## start Source data

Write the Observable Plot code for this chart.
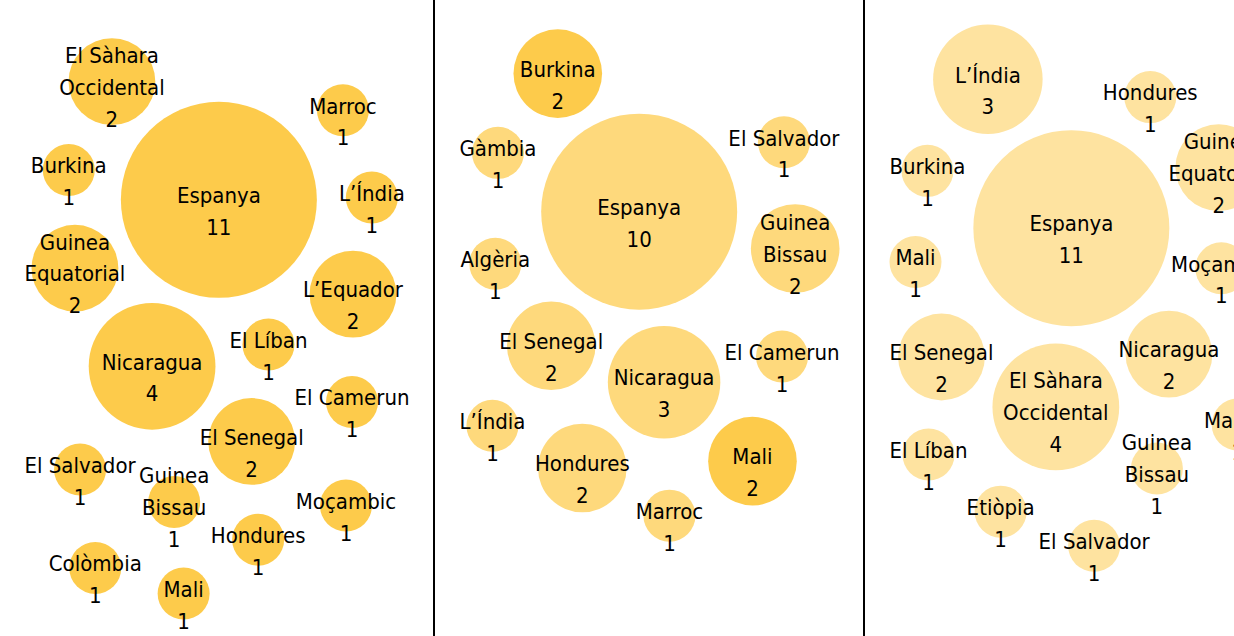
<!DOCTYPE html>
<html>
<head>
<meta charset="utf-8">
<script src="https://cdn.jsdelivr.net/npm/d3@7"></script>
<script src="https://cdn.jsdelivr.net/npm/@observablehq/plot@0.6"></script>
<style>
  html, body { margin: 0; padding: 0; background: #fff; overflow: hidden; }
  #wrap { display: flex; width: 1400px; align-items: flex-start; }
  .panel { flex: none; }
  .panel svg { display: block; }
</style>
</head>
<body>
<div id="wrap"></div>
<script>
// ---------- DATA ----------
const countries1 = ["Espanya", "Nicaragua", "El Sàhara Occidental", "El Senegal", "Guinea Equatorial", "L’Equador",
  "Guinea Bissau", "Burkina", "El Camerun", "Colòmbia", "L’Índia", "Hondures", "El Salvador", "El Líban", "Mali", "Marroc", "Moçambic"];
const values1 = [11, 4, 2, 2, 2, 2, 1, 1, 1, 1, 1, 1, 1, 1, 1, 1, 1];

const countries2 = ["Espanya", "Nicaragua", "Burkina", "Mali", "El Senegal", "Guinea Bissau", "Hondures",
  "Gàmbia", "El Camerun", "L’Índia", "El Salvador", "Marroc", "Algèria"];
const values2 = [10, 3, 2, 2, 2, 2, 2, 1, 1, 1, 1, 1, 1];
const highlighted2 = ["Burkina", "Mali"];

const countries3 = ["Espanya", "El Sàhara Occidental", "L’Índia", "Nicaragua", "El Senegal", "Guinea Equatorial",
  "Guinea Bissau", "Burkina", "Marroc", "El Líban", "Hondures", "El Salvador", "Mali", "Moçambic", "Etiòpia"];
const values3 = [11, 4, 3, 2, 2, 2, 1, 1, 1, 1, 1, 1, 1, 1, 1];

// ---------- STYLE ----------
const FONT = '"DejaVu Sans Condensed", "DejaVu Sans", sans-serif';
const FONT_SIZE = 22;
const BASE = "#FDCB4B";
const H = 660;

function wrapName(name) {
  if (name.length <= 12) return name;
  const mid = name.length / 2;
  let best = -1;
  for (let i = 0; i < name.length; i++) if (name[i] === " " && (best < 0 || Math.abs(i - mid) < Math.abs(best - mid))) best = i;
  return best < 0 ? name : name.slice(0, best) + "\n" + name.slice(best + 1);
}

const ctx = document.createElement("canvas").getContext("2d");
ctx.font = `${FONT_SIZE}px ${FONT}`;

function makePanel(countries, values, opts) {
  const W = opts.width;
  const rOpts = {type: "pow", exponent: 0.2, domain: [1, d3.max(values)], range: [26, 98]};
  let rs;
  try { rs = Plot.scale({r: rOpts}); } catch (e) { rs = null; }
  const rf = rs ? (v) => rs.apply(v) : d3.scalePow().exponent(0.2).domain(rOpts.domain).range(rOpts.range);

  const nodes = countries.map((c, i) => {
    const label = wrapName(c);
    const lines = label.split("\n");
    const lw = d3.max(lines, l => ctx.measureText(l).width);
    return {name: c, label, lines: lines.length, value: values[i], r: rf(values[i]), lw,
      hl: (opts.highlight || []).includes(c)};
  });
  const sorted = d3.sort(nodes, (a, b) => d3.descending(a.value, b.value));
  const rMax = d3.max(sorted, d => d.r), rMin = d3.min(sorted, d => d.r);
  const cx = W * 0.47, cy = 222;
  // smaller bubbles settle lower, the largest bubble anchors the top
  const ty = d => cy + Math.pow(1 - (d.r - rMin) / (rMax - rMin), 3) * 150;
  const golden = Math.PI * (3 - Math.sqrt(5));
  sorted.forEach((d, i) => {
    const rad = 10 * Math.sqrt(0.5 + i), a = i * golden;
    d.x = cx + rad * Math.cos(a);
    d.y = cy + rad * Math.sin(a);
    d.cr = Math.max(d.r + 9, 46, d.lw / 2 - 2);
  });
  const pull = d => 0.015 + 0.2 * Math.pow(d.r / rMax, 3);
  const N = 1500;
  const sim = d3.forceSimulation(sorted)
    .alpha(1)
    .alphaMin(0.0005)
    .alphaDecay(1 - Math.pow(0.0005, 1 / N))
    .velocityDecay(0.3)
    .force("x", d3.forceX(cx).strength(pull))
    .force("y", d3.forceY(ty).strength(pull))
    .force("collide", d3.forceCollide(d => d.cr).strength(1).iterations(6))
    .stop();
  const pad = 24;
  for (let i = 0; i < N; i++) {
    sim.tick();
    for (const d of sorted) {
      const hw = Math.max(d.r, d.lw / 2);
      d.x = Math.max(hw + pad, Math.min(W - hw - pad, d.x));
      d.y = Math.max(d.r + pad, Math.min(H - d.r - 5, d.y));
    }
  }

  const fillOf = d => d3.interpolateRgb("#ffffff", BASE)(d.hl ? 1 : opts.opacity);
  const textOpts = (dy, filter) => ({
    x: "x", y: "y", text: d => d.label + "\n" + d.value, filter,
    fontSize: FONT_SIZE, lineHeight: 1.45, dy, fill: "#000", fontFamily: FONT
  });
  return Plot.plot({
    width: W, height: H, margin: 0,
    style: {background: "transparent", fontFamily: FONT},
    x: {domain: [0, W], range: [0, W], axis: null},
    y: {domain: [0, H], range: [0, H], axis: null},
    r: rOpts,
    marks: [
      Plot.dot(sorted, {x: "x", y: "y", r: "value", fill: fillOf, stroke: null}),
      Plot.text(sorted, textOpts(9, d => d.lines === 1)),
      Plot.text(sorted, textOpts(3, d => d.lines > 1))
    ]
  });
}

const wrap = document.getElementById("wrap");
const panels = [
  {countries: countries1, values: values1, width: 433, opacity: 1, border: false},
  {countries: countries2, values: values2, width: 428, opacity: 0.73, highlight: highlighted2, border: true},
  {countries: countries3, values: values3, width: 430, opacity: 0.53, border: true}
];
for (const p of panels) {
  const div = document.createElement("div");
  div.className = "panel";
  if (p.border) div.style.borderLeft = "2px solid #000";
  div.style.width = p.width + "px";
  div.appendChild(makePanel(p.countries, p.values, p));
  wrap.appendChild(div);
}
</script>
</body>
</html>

## end Source data

◆ Short exercise ◆
Using the data above, print every line exactly, omitting pictures.

◆ Exercise result ◆
Write the Observable Plot code for this chart.
<!DOCTYPE html>
<html>
<head>
<meta charset="utf-8">
<script src="https://cdn.jsdelivr.net/npm/d3@7"></script>
<script src="https://cdn.jsdelivr.net/npm/@observablehq/plot@0.6"></script>
<style>
  html, body { margin: 0; padding: 0; background: #fff; overflow: hidden; }
  #wrap { display: flex; width: 1400px; align-items: flex-start; }
  .panel { flex: none; }
  .panel svg { display: block; }
</style>
</head>
<body>
<div id="wrap"></div>
<script>
// ---------- DATA ----------
const countries1 = ["Espanya", "Nicaragua", "El Sàhara Occidental", "El Senegal", "Guinea Equatorial", "L’Equador",
  "Guinea Bissau", "Burkina", "El Camerun", "Colòmbia", "L’Índia", "Hondures", "El Salvador", "El Líban", "Mali", "Marroc", "Moçambic"];
const values1 = [11, 4, 2, 2, 2, 2, 1, 1, 1, 1, 1, 1, 1, 1, 1, 1, 1];

const countries2 = ["Espanya", "Nicaragua", "Burkina", "Mali", "El Senegal", "Guinea Bissau", "Hondures",
  "Gàmbia", "El Camerun", "L’Índia", "El Salvador", "Marroc", "Algèria"];
const values2 = [10, 3, 2, 2, 2, 2, 2, 1, 1, 1, 1, 1, 1];
const highlighted2 = ["Burkina", "Mali"];

const countries3 = ["Espanya", "El Sàhara Occidental", "L’Índia", "Nicaragua", "El Senegal", "Guinea Equatorial",
  "Guinea Bissau", "Burkina", "Marroc", "El Líban", "Hondures", "El Salvador", "Mali", "Moçambic", "Etiòpia"];
const values3 = [11, 4, 3, 2, 2, 2, 1, 1, 1, 1, 1, 1, 1, 1, 1];

// ---------- STYLE ----------
const FONT = '"DejaVu Sans Condensed", "DejaVu Sans", sans-serif';
const FONT_SIZE = 22;
const BASE = "#FDCB4B";
const H = 660;

function wrapName(name) {
  if (name.length <= 12) return name;
  const mid = name.length / 2;
  let best = -1;
  for (let i = 0; i < name.length; i++) if (name[i] === " " && (best < 0 || Math.abs(i - mid) < Math.abs(best - mid))) best = i;
  return best < 0 ? name : name.slice(0, best) + "\n" + name.slice(best + 1);
}

const ctx = document.createElement("canvas").getContext("2d");
ctx.font = `${FONT_SIZE}px ${FONT}`;

function makePanel(countries, values, opts) {
  const W = opts.width;
  const rOpts = {type: "pow", exponent: 0.2, domain: [1, d3.max(values)], range: [26, 98]};
  let rs;
  try { rs = Plot.scale({r: rOpts}); } catch (e) { rs = null; }
  const rf = rs ? (v) => rs.apply(v) : d3.scalePow().exponent(0.2).domain(rOpts.domain).range(rOpts.range);

  const nodes = countries.map((c, i) => {
    const label = wrapName(c);
    const lines = label.split("\n");
    const lw = d3.max(lines, l => ctx.measureText(l).width);
    return {name: c, label, lines: lines.length, value: values[i], r: rf(values[i]), lw,
      hl: (opts.highlight || []).includes(c)};
  });
  const sorted = d3.sort(nodes, (a, b) => d3.descending(a.value, b.value));
  const rMax = d3.max(sorted, d => d.r), rMin = d3.min(sorted, d => d.r);
  const cx = W * 0.47, cy = 222;
  // smaller bubbles settle lower, the largest bubble anchors the top
  const ty = d => cy + Math.pow(1 - (d.r - rMin) / (rMax - rMin), 3) * 150;
  const golden = Math.PI * (3 - Math.sqrt(5));
  sorted.forEach((d, i) => {
    const rad = 10 * Math.sqrt(0.5 + i), a = i * golden;
    d.x = cx + rad * Math.cos(a);
    d.y = cy + rad * Math.sin(a);
    d.cr = Math.max(d.r + 9, 46, d.lw / 2 - 2);
  });
  const pull = d => 0.015 + 0.2 * Math.pow(d.r / rMax, 3);
  const N = 1500;
  const sim = d3.forceSimulation(sorted)
    .alpha(1)
    .alphaMin(0.0005)
    .alphaDecay(1 - Math.pow(0.0005, 1 / N))
    .velocityDecay(0.3)
    .force("x", d3.forceX(cx).strength(pull))
    .force("y", d3.forceY(ty).strength(pull))
    .force("collide", d3.forceCollide(d => d.cr).strength(1).iterations(6))
    .stop();
  const pad = 24;
  for (let i = 0; i < N; i++) {
    sim.tick();
    for (const d of sorted) {
      const hw = Math.max(d.r, d.lw / 2);
      d.x = Math.max(hw + pad, Math.min(W - hw - pad, d.x));
      d.y = Math.max(d.r + pad, Math.min(H - d.r - 5, d.y));
    }
  }

  const fillOf = d => d3.interpolateRgb("#ffffff", BASE)(d.hl ? 1 : opts.opacity);
  const textOpts = (dy, filter) => ({
    x: "x", y: "y", text: d => d.label + "\n" + d.value, filter,
    fontSize: FONT_SIZE, lineHeight: 1.45, dy, fill: "#000", fontFamily: FONT
  });
  return Plot.plot({
    width: W, height: H, margin: 0,
    style: {background: "transparent", fontFamily: FONT},
    x: {domain: [0, W], range: [0, W], axis: null},
    y: {domain: [0, H], range: [0, H], axis: null},
    r: rOpts,
    marks: [
      Plot.dot(sorted, {x: "x", y: "y", r: "value", fill: fillOf, stroke: null}),
      Plot.text(sorted, textOpts(9, d => d.lines === 1)),
      Plot.text(sorted, textOpts(3, d => d.lines > 1))
    ]
  });
}

const wrap = document.getElementById("wrap");
const panels = [
  {countries: countries1, values: values1, width: 433, opacity: 1, border: false},
  {countries: countries2, values: values2, width: 428, opacity: 0.73, highlight: highlighted2, border: true},
  {countries: countries3, values: values3, width: 430, opacity: 0.53, border: true}
];
for (const p of panels) {
  const div = document.createElement("div");
  div.className = "panel";
  if (p.border) div.style.borderLeft = "2px solid #000";
  div.style.width = p.width + "px";
  div.appendChild(makePanel(p.countries, p.values, p));
  wrap.appendChild(div);
}
</script>
</body>
</html>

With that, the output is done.